Chronique vers la publication n°2 – AU COMMENCEMENT
- janvier 31, 2019
- by
- Mathilde Vermer
Comment ça démarre un projet d’écriture ? C’est assez bizarre, en fait. Une urgence qui s’impose, qui fait valdinguer le reste. Comme si la personne qui écrit se retrouvait au centre d’une conspiration invisible. Il y a des sensations, des rêves, des coïncidences. Un livre offert. Un lieu mentionné par plusieurs personnes à quelques jours d’intervalle. Un prénom qui revient. Il y a quelqu’un qui pose une question et ce trouble qui jaillit.
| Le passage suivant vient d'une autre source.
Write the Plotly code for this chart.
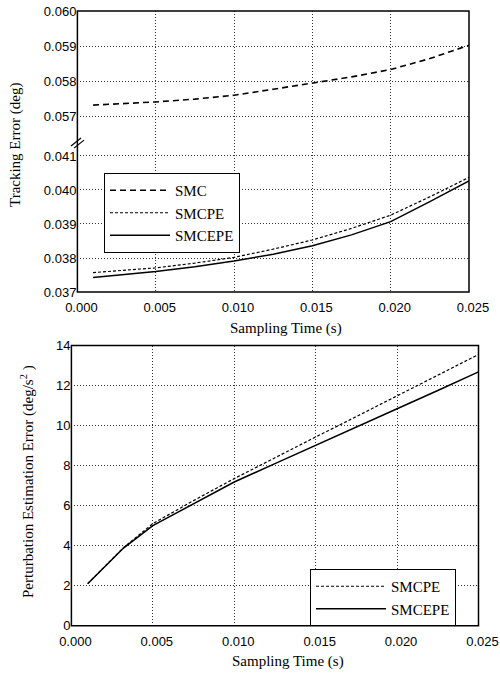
import plotly.graph_objects as go

# ---------------- data ----------------
time_top = [0.001, 0.005, 0.0075, 0.010, 0.0125, 0.015, 0.0175, 0.020, 0.0225, 0.025]
smc_top = [0.05733, 0.05742, 0.05750, 0.05761, 0.05778, 0.05795, 0.05813, 0.05834, 0.05865, 0.05903]
smcpe_top = [0.03757, 0.03771, 0.03785, 0.03802, 0.03826, 0.03853, 0.03887, 0.03926, 0.03980, 0.04037]
smcepe_top = [0.03743, 0.03760, 0.03774, 0.03791, 0.03811, 0.03836, 0.03868, 0.03907, 0.03966, 0.04027]

time_bottom = [0.001, 0.0032, 0.005, 0.0075, 0.010, 0.0125, 0.015, 0.0175, 0.020, 0.0225, 0.025]
smcpe_bottom = [2.10, 3.90, 5.10, 6.25, 7.35, 8.40, 9.43, 10.45, 11.49, 12.50, 13.55]
smcepe_bottom = [2.10, 3.88, 5.00, 6.10, 7.18, 8.10, 9.00, 9.92, 10.84, 11.75, 12.68]

x_ticks = [0.000, 0.005, 0.010, 0.015, 0.020, 0.025]
x_tick_labels = ["0.000", "0.005", "0.010", "0.015", "0.020", "0.025"]
y_upper_ticks = [0.057, 0.058, 0.059, 0.060]
y_upper_labels = ["0.057", "0.058", "0.059", "0.060"]
y_lower_ticks = [0.037, 0.038, 0.039, 0.040, 0.041]
y_lower_labels = ["0.037", "0.038", "0.039", "0.040", "0.041"]
y_bottom_ticks = [0, 2, 4, 6, 8, 10, 12, 14]
y_bottom_labels = ["0", "2", "4", "6", "8", "10", "12", "14"]

# ---------------- layout helpers ----------------
W, H = 500, 673
def px(x):
    return x / W
def py(y):
    return 1 - y / H

TICKFONT = dict(family="Liberation Sans, Arial, sans-serif", size=13, color="black")
SERIF = "Liberation Serif, Times New Roman, serif"
GRID = dict(showgrid=True, gridcolor="#333333", gridwidth=1, griddash="1px,2px",
            zeroline=False, showline=False, ticks="", tickfont=TICKFONT,
            automargin=False)

fig = go.Figure()

fig.add_trace(go.Scatter(x=time_top, y=smc_top, name="SMC", mode="lines",
                         line=dict(color="black", width=1.6, dash="6px,4px"),
                         xaxis="x2", yaxis="y2", legend="legend"))
fig.add_trace(go.Scatter(x=time_top, y=smcpe_top, name="SMCPE", mode="lines",
                         line=dict(color="black", width=1.2, dash="3px,2px"),
                         xaxis="x", yaxis="y", legend="legend"))
fig.add_trace(go.Scatter(x=time_top, y=smcepe_top, name="SMCEPE", mode="lines",
                         line=dict(color="black", width=1.5),
                         xaxis="x", yaxis="y", legend="legend"))

fig.add_trace(go.Scatter(x=time_bottom, y=smcpe_bottom, name="SMCPE", mode="lines",
                         line=dict(color="black", width=1.2, dash="3px,2px"),
                         xaxis="x3", yaxis="y3", legend="legend2"))
fig.add_trace(go.Scatter(x=time_bottom, y=smcepe_bottom, name="SMCEPE", mode="lines",
                         line=dict(color="black", width=1.5),
                         xaxis="x3", yaxis="y3", legend="legend2"))

top_l, top_r, top_t, top_b, brk = 77.4, 469.0, 11.0, 292.0, 140.0
bot_l, bot_r, bot_t, bot_b = 71.4, 478.5, 345.5, 625.7

fig.update_layout(
    template="none",
    width=W, height=H, autosize=False,
    margin=dict(l=0, r=0, t=0, b=0, pad=0, autoexpand=False),
    paper_bgcolor="white", plot_bgcolor="white",
    xaxis=dict(domain=[px(top_l), px(top_r)], range=[0, 0.025], anchor="y",
               tickvals=x_ticks, ticktext=x_tick_labels, ticklabelstandoff=6,
               ticklabelshift=4, **GRID),
    xaxis2=dict(domain=[px(top_l), px(top_r)], range=[0, 0.025], anchor="y2",
                matches="x", tickvals=x_ticks, showticklabels=False, **GRID),
    yaxis=dict(domain=[py(top_b), py(brk)], range=[0.037, 0.04147], anchor="x",
               tickvals=y_lower_ticks, ticktext=y_lower_labels, **GRID),
    yaxis2=dict(domain=[py(brk), py(top_t)], range=[0.05634, 0.060], anchor="x2",
                tickvals=y_upper_ticks, ticktext=y_upper_labels, **GRID),
    xaxis3=dict(domain=[px(bot_l), px(bot_r)], range=[0, 0.025], anchor="y3",
                tickvals=x_ticks, ticktext=x_tick_labels, ticklabelstandoff=6,
                ticklabelshift=4, **GRID),
    yaxis3=dict(domain=[py(bot_b), py(bot_t)], range=[0, 14], anchor="x3",
                tickvals=y_bottom_ticks, ticktext=y_bottom_labels, **GRID),
    legend=dict(x=px(104), y=py(173), xanchor="left", yanchor="top",
                bgcolor="white", bordercolor="black", borderwidth=1,
                font=dict(family=SERIF, size=15, color="black"),
                itemwidth=60, tracegroupgap=0),
    legend2=dict(x=px(310), y=py(569), xanchor="left", yanchor="top",
                 bgcolor="white", bordercolor="black", borderwidth=1,
                 font=dict(family=SERIF, size=15, color="black"),
                 itemwidth=70, tracegroupgap=0),
    showlegend=True,
)

# frames
for (l, r, t, b) in [(top_l, top_r, top_t, top_b), (bot_l, bot_r, bot_t, bot_b)]:
    fig.add_shape(type="rect", xref="paper", yref="paper",
                  x0=px(l), x1=px(r), y0=py(b), y1=py(t),
                  line=dict(color="black", width=1.5), fillcolor="rgba(0,0,0,0)",
                  layer="above")

# axis break marks
for dx in (0, 3):
    fig.add_shape(type="line", xref="paper", yref="paper",
                  x0=px(71 + dx), y0=py(146 + dx * 0.7), x1=px(81 + dx), y1=py(138 + dx * 0.7),
                  line=dict(color="black", width=1.2), layer="above")

# axis titles
ann = [
    dict(text="Tracking Error (deg)", x=px(15), y=py(145), textangle=-90),
    dict(text="Perturbation Estimation Error (deg/s<sup>2</sup> )", x=px(27), y=py(482), textangle=-90),
    dict(text="Sampling Time (s)", x=px(286), y=py(328), textangle=0),
    dict(text="Sampling Time (s)", x=px(288), y=py(661), textangle=0),
]
for a in ann:
    fig.add_annotation(xref="paper", yref="paper", showarrow=False,
                       xanchor="center", yanchor="middle",
                       font=dict(family=SERIF, size=15, color="black"), **a)

fig.write_html("out.html",
               config={"displayModeBar": False},
               post_script="document.body.style.margin='0';document.body.style.overflow='hidden';")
Une série de détails qui pointent vers un chemin à emprunter.
J’ai la conviction que l’auteur.e ne choisit pas l’histoire qui demande à être écrite. L’auteur.e répond à une commande qui surgit, une commande qui émane d’une force qu’il est difficile de définir. Peut-être que l’auteur.e capte une histoire qui appartient à l’inconscient collectif, une histoire qui a besoin d’être posée pour libérer les vivants. Les histoires ont toujours une dimension initiatique, elles s’inscrivent dans une nécessité plus élevée, celle d’un souffle qui se transmet de génération en génération.
Une fois que l’auteur.e a saisi qu’on lui passait commande, une fois qu’il ou elle a endossé la mission, rien n’est simple pour autant. Écrire, c’est accepter de se lancer dans un jeu de piste. Il va falloir récolter les indices. Découvrir une à une les scènes qui appartiennent à une trame plus large. Trouver la ligne narrative, trouver le sens de cette histoire qui se dévoile. Le sens, mot à entendre à la fois comme direction et comme signification.
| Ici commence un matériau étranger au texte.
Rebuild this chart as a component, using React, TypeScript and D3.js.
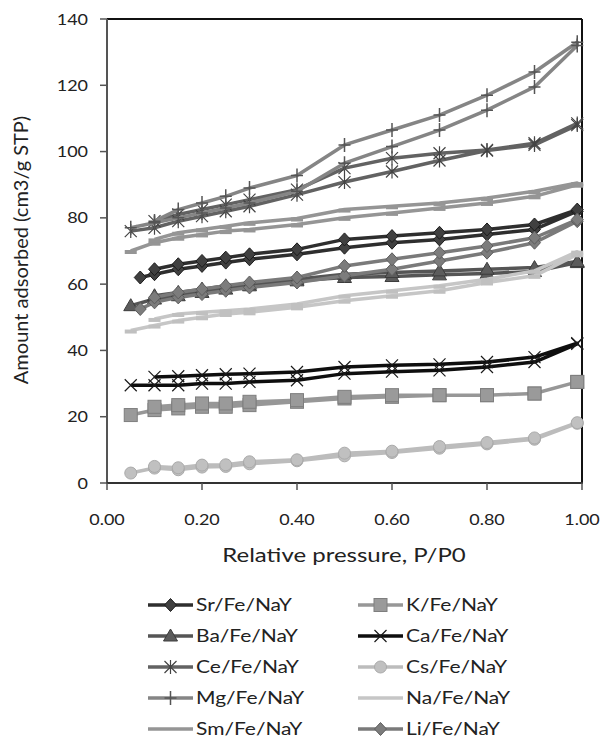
import React from "react";
import * as d3 from "d3";

const pAds = [0.05, 0.1, 0.15, 0.2, 0.25, 0.3, 0.4, 0.5, 0.6, 0.7, 0.8, 0.9, 0.99];
const pAdsLate = [0.07, 0.1, 0.15, 0.2, 0.25, 0.3, 0.4, 0.5, 0.6, 0.7, 0.8, 0.9, 0.99];
const pDes = [0.99, 0.9, 0.8, 0.7, 0.6, 0.5, 0.4, 0.3, 0.25, 0.2, 0.15, 0.1];

const srAds = [62, 63, 64.5, 65.5, 66.5, 67.5, 69, 71, 72.5, 73.5, 75, 76.5, 82];
const srDes = [82.5, 78, 76.5, 75.5, 74.5, 73.5, 70.5, 69, 68, 67, 66, 64.5];
const kAds = [20.5, 22, 22.5, 23, 23, 23.5, 24.5, 25.5, 26, 26.5, 26.5, 27, 30.5];
const kDes = [30.5, 27, 26.5, 26.5, 26.5, 26, 25, 24.5, 24, 24, 23.5, 23];
const baAds = [53.5, 55.5, 56.5, 57.5, 58.5, 59.5, 61, 62, 62.3, 62.8, 63.2, 63.8, 66.5];
const baDes = [66.8, 65, 64.5, 64, 63.5, 63, 61.5, 60, 59.5, 58.5, 57.5, 56.5];
const caAds = [29.5, 29.5, 29.5, 30, 30, 30.5, 31, 33, 33.6, 34, 35, 36.5, 42];
const caDes = [42.2, 38, 36.5, 35.8, 35.5, 35, 33.5, 33, 32.8, 32.5, 32.2, 32];
const ceAds = [76, 77, 79, 80.5, 82, 83.5, 87, 90.8, 94, 97.3, 100.3, 102, 108];
const ceDes = [108.5, 102.5, 100.5, 99.5, 98, 95, 88.5, 85.5, 84, 82.5, 81, 79];
const csAds = [3, 4.5, 4, 4.8, 5, 5.8, 6.7, 8.2, 9.2, 10.5, 11.8, 13.2, 18];
const csDes = [18.2, 13.6, 12.2, 11, 9.6, 9, 7, 6.4, 5.5, 5.4, 4.6, 5];
const mgAds = [77, 78.5, 80, 81.5, 83, 84.5, 88, 96.5, 101.5, 106.5, 112.5, 119.5, 132];
const mgDes = [133, 124, 117, 111, 106.5, 102, 92.8, 89, 86.5, 84.5, 82.5, 79];
const naAds = [46, 47.5, 49, 50, 51, 51.5, 53, 55, 56.5, 58, 60.5, 62.5, 69];
const naDes = [69.8, 64, 61.5, 59.5, 58, 56.5, 54, 52.5, 52, 51.5, 51, 49.5];
const smAds = [70, 72.5, 74, 75, 76, 76.5, 78, 80, 81.5, 83, 84.5, 86.5, 90];
const smDes = [90.5, 88, 86, 84.5, 83.5, 82.5, 79.8, 78.5, 77.5, 76.5, 75.5, 73.5];
const liAds = [52.5, 54.5, 56, 57, 58, 59, 60.5, 62.5, 64.5, 67, 69.5, 72.5, 79];
const liDes = [79.5, 74, 71.5, 69.5, 67.5, 65.5, 62, 60.5, 59.5, 58.5, 57.5, 56];

const seriesNames = [
  "Sr/Fe/NaY", "K/Fe/NaY", "Ba/Fe/NaY", "Ca/Fe/NaY", "Ce/Fe/NaY",
  "Cs/Fe/NaY", "Mg/Fe/NaY", "Na/Fe/NaY", "Sm/Fe/NaY", "Li/Fe/NaY",
];
const yTicks = [0, 20, 40, 60, 80, 100, 120, 140];
const xTicks = [0, 0.2, 0.4, 0.6, 0.8, 1.0];

type Style = { color: string; marker: string; fill: string; mstroke: string };
const styles: Style[] = [
  { color: "#2e2e2e", marker: "diamond", fill: "#404040", mstroke: "#1c1c1c" },
  { color: "#979797", marker: "square", fill: "#9a9a9a", mstroke: "#7e7e7e" },
  { color: "#555555", marker: "triangle", fill: "#5c5c5c", mstroke: "#3c3c3c" },
  { color: "#0e0e0e", marker: "x", fill: "none", mstroke: "#1a1a1a" },
  { color: "#626262", marker: "asterisk", fill: "none", mstroke: "#444" },
  { color: "#bcbcbc", marker: "circle", fill: "#c0c0c0", mstroke: "#aaaaaa" },
  { color: "#858585", marker: "plus", fill: "none", mstroke: "#555" },
  { color: "#c6c6c6", marker: "dash", fill: "#c0c0c0", mstroke: "none" },
  { color: "#959595", marker: "dash", fill: "#959595", mstroke: "none" },
  { color: "#7a7a7a", marker: "diamond", fill: "#7c7c7c", mstroke: "#5e5e5e" },
];

const allData = [
  [pAdsLate, srAds, srDes], [pAds, kAds, kDes], [pAds, baAds, baDes], [pAds, caAds, caDes],
  [pAds, ceAds, ceDes], [pAds, csAds, csDes], [pAds, mgAds, mgDes], [pAds, naAds, naDes],
  [pAds, smAds, smDes], [pAdsLate, liAds, liDes],
] as number[][][];

const x = d3.scaleLinear().domain([0, 1]).range([107, 582]);
const y = d3.scaleLinear().domain([0, 140]).range([483, 19]);
const line = d3.line<[number, number]>().x((d) => x(d[0])).y((d) => y(d[1]));

const FONT = "Lato, 'Open Sans', sans-serif";
const SX = 1.2;

function SText({ x: tx, y: ty, size, anchor, children }: { x: number; y: number; size: number; anchor?: string; children: React.ReactNode }) {
  return (
    <text transform={`translate(${tx},${ty}) scale(${SX},1)`} textAnchor={anchor || "start"} fontFamily={FONT} fontSize={size} fill="#222">
      {children}
    </text>
  );
}

function Marker({ cx, cy, s }: { cx: number; cy: number; s: Style }) {
  const r = 6;
  switch (s.marker) {
    case "diamond":
      return <path d={`M${cx},${cy - r - 0.5}L${cx + r},${cy}L${cx},${cy + r + 0.5}L${cx - r},${cy}Z`} fill={s.fill} stroke={s.mstroke} strokeWidth={1} />;
    case "square":
      return <rect x={cx - 6.5} y={cy - 6.5} width={13} height={13} fill={s.fill} stroke={s.mstroke} strokeWidth={1} />;
    case "triangle":
      return <path d={`M${cx},${cy - 7}L${cx + 7},${cy + 5}L${cx - 7},${cy + 5}Z`} fill={s.fill} stroke={s.mstroke} strokeWidth={1} />;
    case "circle":
      return <circle cx={cx} cy={cy} r={6} fill={s.fill} stroke={s.mstroke} strokeWidth={1} />;
    case "x":
      return <path d={`M${cx - 6},${cy - 6}L${cx + 6},${cy + 6}M${cx - 6},${cy + 6}L${cx + 6},${cy - 6}`} stroke={s.mstroke} strokeWidth={1.2} fill="none" />;
    case "asterisk":
      return <path d={`M${cx - 6},${cy - 6}L${cx + 6},${cy + 6}M${cx - 6},${cy + 6}L${cx + 6},${cy - 6}M${cx},${cy - 7}L${cx},${cy + 7}`} stroke={s.mstroke} strokeWidth={1.2} fill="none" />;
    case "plus":
      return <path d={`M${cx},${cy - 7}L${cx},${cy + 7}M${cx - 6},${cy}L${cx + 6},${cy}`} stroke={s.mstroke} strokeWidth={1.5} fill="none" />;
    case "dash":
      return <rect x={cx - 6} y={cy - 1} width={12} height={4} fill={s.fill} />;
  }
  return null;
}

export default function App() {
  const legendRows = [605, 636, 667, 698, 729];
  return (
    <svg width={601} height={738} style={{ position: "absolute", left: 0, top: 0, background: "#fff" }}>
      <rect x={0} y={0} width={601} height={738} fill="#fff" />
      <line x1={107} y1={19} x2={582} y2={19} stroke="#111" strokeWidth={2} />
      <line x1={582} y1={19} x2={582} y2={483} stroke="#111" strokeWidth={2} />
      <line x1={107} y1={19} x2={107} y2={484} stroke="#555" strokeWidth={2} />
      <line x1={106} y1={483} x2={583} y2={483} stroke="#333" strokeWidth={2} />
      {yTicks.map((t) => (
        <g key={"y" + t}>
          <line x1={100} x2={107} y1={y(t)} y2={y(t)} stroke="#555" strokeWidth={1.5} />
          <SText x={88} y={y(t) + 5.5} size={15} anchor="end">{t}</SText>
        </g>
      ))}
      {xTicks.map((t) => (
        <g key={"x" + t}>
          <line x1={x(t)} x2={x(t)} y1={483} y2={490} stroke="#555" strokeWidth={1.5} />
          <SText x={x(t)} y={525} size={15} anchor="middle">{t.toFixed(2)}</SText>
        </g>
      ))}
      <SText x={344} y={562} size={20} anchor="middle">Relative pressure, P/P0</SText>
      <text transform="translate(28,250) rotate(-90)" textAnchor="middle" fontFamily={FONT} fontSize={20} fill="#222">Amount adsorbed (cm3/g STP)</text>

      {allData.map(([pa, ads, des], i) => {
        const s = styles[i];
        const pts: [number, number][] = [
          ...pa.map((p, j) => [p, ads[j]] as [number, number]),
          ...pDes.map((p, j) => [p, des[j]] as [number, number]),
        ];
        return (
          <g key={"s" + i}>
            <path d={line(pts) || ""} fill="none" stroke={s.color} strokeWidth={3.5} strokeLinejoin="round" />
            {pts.map((d, j) => (
              <Marker key={j} cx={x(d[0])} cy={y(d[1])} s={s} />
            ))}
          </g>
        );
      })}

      {seriesNames.map((name, i) => {
        const col = i % 2;
        const row = Math.floor(i / 2);
        const x0 = col === 0 ? 148 : 358;
        const cy = legendRows[row];
        const s = styles[i];
        return (
          <g key={"l" + i}>
            <line x1={x0} x2={x0 + 45} y1={cy} y2={cy} stroke={s.color} strokeWidth={3.5} />
            {s.marker !== "dash" && <Marker cx={x0 + 22.5} cy={cy} s={s} />}
            <SText x={x0 + 48} y={cy + 6} size={17.5}>{name}</SText>
          </g>
        );
      })}
    </svg>
  );
}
C’est très troublant d’accoucher d’une histoire. Il y a du symbolique et du mystère. Au passage, celui ou celle qui tient la plume est secoué. Convictions secouées. Vision du monde secouée. Émotions secouées. Pour écrire, il va falloir affronter les épreuves que traverse le personnage central. Traverser le feu, traverser l’inconnu, traverser les cicatrices. Gravir des montagnes, escalader la roche. Grandir. Si le personnage réussit, alors l’histoire se finit bien, et l’auteur.e lui aussi devient plus vaste. Si le personnage échoue, l’histoire se transforme en tragédie. La leçon se fait douleur, laissant en bouche un goût amer, des regrets, une vague de tristesse.
L’histoire que j’écris depuis 4 ans – vertige du temps qui passe – je l’ai écrite par à-coups. Un morceau puis des mois de silence puis un autre morceau. Souvent, le blocage était lié à une peur, à l’intérieur. Peur d’aller au bout de ce que je sentais. Peur de suivre mes personnages dans leurs ambivalences. Peur de ne pas être capable de saisir pleinement la nuance d’un sentiment, l’authenticité d’une scène. Écrire demande de la patience, de l’humilité, du courage, de la bienveillance et de la fraternité. Écrire, c’est rencontrer l’autre, sur le papier, en soi, et l’accepter dans sa part de laideur, dans sa part de beauté – dans son humanité. Écrire, c’est le défi le plus difficile et le plus beau qu’il m’est donné de vivre.